Pernyataan itu janggal karena Prabowo menyatakan mendukung penuh kemerdekaan Palestina. Tapi dengan solusi dua negara, maka kemerdekaan Palestina menjadi tidak penuh. Jika kemerdekaan Palestina hanya dengan cara membagi wilayahnya berdasarkan solusi dua negara, maka sesungguhnya Palestina belum benar-benar merdeka. Dan mayoritas bangsa Palestina menolaknya.
Dalam wawancara dengan beberapa stasiun televisi, pemimpin diaspora Hamas yang berkedudukan di Doha, Qatar, Khalid Misy’al, menyatakan bahwa dalam pembagian wilayah tahun 1967 setelah Perang Enam Hari, Palestina hanya mendapat 21 persen wilayah—atau hanya seperlima dari total wilayah aslinya. Padahal, pembagian tahun 1967 inilah yang dijadikan acuan dalam solusi dua negara, yang secara terselubung justru melegalkan perampasan dan penjajahan atas bangsa Palestina. Kata Khalid Misy’al: “Kami justru ingin mengembalikan wilayah Palestina seperti sebelum 1948.”

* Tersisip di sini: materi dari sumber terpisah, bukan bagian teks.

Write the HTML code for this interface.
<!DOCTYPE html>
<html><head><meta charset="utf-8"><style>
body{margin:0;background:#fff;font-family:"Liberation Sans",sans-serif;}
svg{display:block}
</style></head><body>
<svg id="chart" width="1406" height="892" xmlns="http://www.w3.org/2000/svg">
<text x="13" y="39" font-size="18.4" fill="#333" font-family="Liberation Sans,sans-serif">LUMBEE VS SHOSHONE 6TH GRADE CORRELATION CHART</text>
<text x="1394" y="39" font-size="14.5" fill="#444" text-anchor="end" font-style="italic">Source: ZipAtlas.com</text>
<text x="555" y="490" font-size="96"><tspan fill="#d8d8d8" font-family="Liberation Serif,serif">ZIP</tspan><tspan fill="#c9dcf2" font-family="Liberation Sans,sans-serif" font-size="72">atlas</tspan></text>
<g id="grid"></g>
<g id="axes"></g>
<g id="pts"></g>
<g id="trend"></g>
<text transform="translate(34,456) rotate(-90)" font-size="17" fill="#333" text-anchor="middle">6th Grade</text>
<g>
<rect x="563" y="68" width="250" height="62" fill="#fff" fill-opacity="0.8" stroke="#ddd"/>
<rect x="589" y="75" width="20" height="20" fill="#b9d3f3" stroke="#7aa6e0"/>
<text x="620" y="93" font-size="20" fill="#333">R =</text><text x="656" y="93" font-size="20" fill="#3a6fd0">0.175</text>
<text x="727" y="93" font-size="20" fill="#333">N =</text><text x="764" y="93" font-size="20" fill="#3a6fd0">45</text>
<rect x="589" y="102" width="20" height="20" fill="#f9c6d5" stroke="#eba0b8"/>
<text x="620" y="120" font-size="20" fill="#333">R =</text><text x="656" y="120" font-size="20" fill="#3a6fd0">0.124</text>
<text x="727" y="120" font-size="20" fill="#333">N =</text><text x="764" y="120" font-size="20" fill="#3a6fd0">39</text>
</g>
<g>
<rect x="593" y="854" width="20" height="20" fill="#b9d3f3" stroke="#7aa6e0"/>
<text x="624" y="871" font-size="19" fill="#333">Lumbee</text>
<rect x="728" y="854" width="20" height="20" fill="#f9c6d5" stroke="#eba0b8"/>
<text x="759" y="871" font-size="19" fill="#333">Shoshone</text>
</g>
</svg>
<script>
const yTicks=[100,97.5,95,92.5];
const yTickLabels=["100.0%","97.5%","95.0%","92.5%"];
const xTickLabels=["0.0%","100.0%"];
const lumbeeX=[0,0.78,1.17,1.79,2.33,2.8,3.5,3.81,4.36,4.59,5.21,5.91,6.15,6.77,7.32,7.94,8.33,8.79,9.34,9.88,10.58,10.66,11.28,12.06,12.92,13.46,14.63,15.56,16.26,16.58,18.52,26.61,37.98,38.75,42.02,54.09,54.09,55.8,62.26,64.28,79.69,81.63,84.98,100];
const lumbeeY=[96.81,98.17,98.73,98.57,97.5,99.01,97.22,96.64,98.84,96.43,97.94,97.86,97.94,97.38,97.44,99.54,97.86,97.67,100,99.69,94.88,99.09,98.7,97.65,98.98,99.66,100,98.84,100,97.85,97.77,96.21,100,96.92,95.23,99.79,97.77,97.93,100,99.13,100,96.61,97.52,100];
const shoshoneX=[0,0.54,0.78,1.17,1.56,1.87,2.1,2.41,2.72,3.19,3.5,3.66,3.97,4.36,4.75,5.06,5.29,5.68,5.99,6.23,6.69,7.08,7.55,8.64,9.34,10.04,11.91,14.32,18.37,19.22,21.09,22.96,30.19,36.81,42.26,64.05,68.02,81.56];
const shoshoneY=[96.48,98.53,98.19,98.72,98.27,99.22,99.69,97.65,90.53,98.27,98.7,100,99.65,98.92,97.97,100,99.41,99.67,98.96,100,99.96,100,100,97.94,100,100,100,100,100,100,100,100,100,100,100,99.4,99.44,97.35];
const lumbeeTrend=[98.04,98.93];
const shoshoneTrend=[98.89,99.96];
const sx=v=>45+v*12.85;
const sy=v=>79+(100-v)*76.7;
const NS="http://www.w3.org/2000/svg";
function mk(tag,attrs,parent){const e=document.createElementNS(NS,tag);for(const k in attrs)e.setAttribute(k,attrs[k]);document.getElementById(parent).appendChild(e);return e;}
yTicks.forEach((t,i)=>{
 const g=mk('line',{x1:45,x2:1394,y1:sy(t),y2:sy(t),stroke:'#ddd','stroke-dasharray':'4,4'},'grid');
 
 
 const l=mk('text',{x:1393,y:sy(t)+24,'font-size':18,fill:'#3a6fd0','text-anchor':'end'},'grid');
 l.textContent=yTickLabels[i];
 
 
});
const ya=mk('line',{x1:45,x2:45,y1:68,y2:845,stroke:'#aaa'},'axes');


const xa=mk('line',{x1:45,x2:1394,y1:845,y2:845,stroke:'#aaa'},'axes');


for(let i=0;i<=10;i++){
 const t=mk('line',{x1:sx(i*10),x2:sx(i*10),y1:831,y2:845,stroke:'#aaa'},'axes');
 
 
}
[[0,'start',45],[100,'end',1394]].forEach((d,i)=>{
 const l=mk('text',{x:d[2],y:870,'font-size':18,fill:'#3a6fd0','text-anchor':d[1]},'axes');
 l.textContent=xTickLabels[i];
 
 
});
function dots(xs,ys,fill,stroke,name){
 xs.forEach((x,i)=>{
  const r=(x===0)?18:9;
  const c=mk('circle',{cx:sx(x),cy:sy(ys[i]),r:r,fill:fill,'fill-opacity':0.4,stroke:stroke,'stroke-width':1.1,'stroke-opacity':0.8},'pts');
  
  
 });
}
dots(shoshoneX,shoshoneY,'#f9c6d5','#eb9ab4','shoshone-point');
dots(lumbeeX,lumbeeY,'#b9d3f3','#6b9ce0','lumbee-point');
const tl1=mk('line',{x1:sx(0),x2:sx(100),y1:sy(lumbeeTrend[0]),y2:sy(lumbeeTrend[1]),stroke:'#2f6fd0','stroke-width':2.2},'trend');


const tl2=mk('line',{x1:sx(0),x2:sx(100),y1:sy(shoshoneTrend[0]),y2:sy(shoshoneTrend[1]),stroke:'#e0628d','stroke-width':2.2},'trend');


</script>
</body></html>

Bahkan Komite Peel bentukan Inggris pada tahun 1937 sudah menyatakan bahwa orang-orang Arab dan Yahudi dalam satu negara tidak bisa disatukan karena adanya permusuhan yang keras dan laten di antara mereka.

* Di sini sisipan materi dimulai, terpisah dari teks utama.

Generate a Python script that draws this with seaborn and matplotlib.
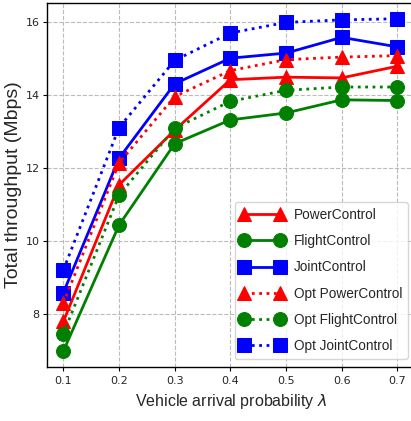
import numpy as np
import pandas as pd
import matplotlib
matplotlib.use("Agg")
import matplotlib.pyplot as plt
import seaborn as sns

arrival_prob = [0.1, 0.2, 0.3, 0.4, 0.5, 0.6, 0.7]

power_control = [7.81, 11.55, 13.05, 14.43, 14.50, 14.48, 14.80]
flight_control = [7.00, 10.45, 12.68, 13.33, 13.52, 13.88, 13.86]
joint_control = [8.60, 12.28, 14.32, 15.02, 15.16, 15.59, 15.33]
opt_power_control = [8.31, 12.15, 13.97, 14.68, 14.98, 15.05, 15.09]
opt_flight_control = [7.47, 11.27, 13.10, 13.84, 14.14, 14.23, 14.23]
opt_joint_control = [9.22, 13.12, 14.96, 15.71, 16.00, 16.07, 16.10]

series_names = ["PowerControl", "FlightControl", "JointControl",
                "Opt PowerControl", "Opt FlightControl", "Opt JointControl"]
series_values = [power_control, flight_control, joint_control,
                 opt_power_control, opt_flight_control, opt_joint_control]
colors = ["red", "green", "blue", "red", "green", "blue"]
markers = ["^", "o", "s", "^", "o", "s"]
linestyles = ["-", "-", "-", ":", ":", ":"]

sns.set_style("whitegrid", {
    "grid.linestyle": "--",
    "grid.color": "#bbbbbb",
    "axes.edgecolor": "black",
    "xtick.bottom": True,
    "ytick.left": True,
})
plt.rcParams["font.family"] = ["Liberation Sans", "DejaVu Sans"]

fig = plt.figure(figsize=(4.11, 4.21), dpi=100)
ax = fig.add_axes([0.1136, 0.129, 0.898, 0.8646])

for name, vals, c, m, ls in zip(series_names, series_values, colors, markers, linestyles):
    df = pd.DataFrame({"x": arrival_prob, "y": vals})
    sns.lineplot(data=df, x="x", y="y", ax=ax, color=c, marker=m,
                 linestyle=ls, linewidth=2, markersize=10,
                 markeredgecolor=c, label=name)

ax.set_xlim(0.07, 0.733)
ax.set_ylim(6.57, 16.54)
ax.set_xticks(arrival_prob)
ax.set_yticks([8, 10, 12, 14, 16])
ax.tick_params(axis="both", labelsize=8, length=3, width=0.8,
               color="black")
ax.tick_params(axis="x", pad=4)
ax.tick_params(axis="y", pad=2)
for lab in ax.get_xticklabels() + ax.get_yticklabels():
    lab.set_family("DejaVu Sans")
for sp in ax.spines.values():
    sp.set_linewidth(1.0)

ax.set_xlabel("Vehicle arrival probability $\\lambda$", fontsize=11.5, labelpad=4)
ax.set_ylabel("Total throughput (Mbps)", fontsize=14)
ax.yaxis.set_label_coords(-0.067, 0.5)

ax.legend(loc="lower right", numpoints=2, fontsize=9.8, frameon=True,
          borderaxespad=0.6, handlelength=3.25, labelspacing=0.9,
          handletextpad=0.7)

fig.savefig("out.png", dpi=100)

Maka, jika ingin perdamaian yang sejati, seharusnya kaum Yahudi disatukan dengan komunitas Yahudi lainnya. Akan lebih tepat jika kaum Yahudi yang menjajah Palestina itu disatukan dengan komunitas Yahudi di Siberia. Di sana, etnis Yahudi memiliki wilayah otonom khusus.
Solusi Satu Negara
Sudah saatnya kita meninggalkan solusi dua negara dan beralih pada satu negara yang adil. Solusinya adalah dengan hengkangnya kaum Zionis Yahudi dari wilayah Palestina—yang bukan wilayah mereka. Palestina adalah milik bangsa Palestina. Komunitas Yahudi sendiri telah disiapkan tanah airnya oleh pemimpin Uni Soviet, Joseph Stalin. Pada tahun 1928, keluarga-keluarga Yahudi mulai dipindahkan ke wilayah dekat lembah Sungai Amur, Tikhonkaya, Siberia. Secara bertahap, kawasan itu berkembang menjadi Birobidzhan, ibu kota Oblast Otonom Yahudi (sekitar 6.000 kilometer di timur Moskow).

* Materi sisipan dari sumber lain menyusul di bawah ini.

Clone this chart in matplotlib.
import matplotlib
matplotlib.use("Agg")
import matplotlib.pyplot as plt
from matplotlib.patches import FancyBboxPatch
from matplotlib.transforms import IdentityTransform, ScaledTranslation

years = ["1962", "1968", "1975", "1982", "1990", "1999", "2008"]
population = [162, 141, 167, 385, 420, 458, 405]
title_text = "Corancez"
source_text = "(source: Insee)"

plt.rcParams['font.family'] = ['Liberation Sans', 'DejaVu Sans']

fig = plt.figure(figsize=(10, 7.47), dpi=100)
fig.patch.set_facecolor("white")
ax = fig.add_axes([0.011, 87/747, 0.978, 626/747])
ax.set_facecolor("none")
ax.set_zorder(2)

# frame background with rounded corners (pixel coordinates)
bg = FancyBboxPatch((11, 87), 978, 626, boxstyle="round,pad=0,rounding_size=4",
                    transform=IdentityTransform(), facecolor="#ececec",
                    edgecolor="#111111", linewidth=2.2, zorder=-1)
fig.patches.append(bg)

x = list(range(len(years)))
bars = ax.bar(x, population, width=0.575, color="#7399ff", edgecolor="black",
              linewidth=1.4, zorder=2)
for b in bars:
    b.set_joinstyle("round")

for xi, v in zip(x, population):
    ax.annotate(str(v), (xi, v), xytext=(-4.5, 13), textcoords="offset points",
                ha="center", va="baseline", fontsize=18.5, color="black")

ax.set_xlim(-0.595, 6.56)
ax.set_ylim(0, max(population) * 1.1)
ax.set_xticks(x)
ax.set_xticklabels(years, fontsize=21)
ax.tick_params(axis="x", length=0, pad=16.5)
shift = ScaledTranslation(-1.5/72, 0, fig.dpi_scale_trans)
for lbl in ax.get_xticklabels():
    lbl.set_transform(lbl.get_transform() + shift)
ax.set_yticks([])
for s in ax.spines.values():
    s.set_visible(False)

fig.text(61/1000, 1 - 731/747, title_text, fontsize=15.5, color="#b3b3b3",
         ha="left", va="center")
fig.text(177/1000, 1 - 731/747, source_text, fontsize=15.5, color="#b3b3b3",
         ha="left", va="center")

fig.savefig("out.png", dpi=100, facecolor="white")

Maka, kaum Yahudi yang menjajah Palestina dengan dukungan Inggris bisa disatukan dengan komunitas sesama Yahudi mereka di Birobidzhan, Siberia. Karena, jika mereka didekatkan dengan komunitas lain—terlebih komunitas Muslim—seperti diakui oleh Komite Peel sendiri pada 1937, akan terjadi permusuhan yang keras dan mendalam, seperti yang kini terjadi di Palestina: genosida.
Al-Qur’an pun menyatakan: “Sesungguhnya kamu dapati orang-orang yang paling keras permusuhannya terhadap orang-orang yang beriman ialah orang-orang Yahudi dan orang-orang musyrik…” (QS Al-Maa’idah: 82).
Jadi, selamat tinggal two state solution, solusi dua negara—yang nyatanya tidak solutif.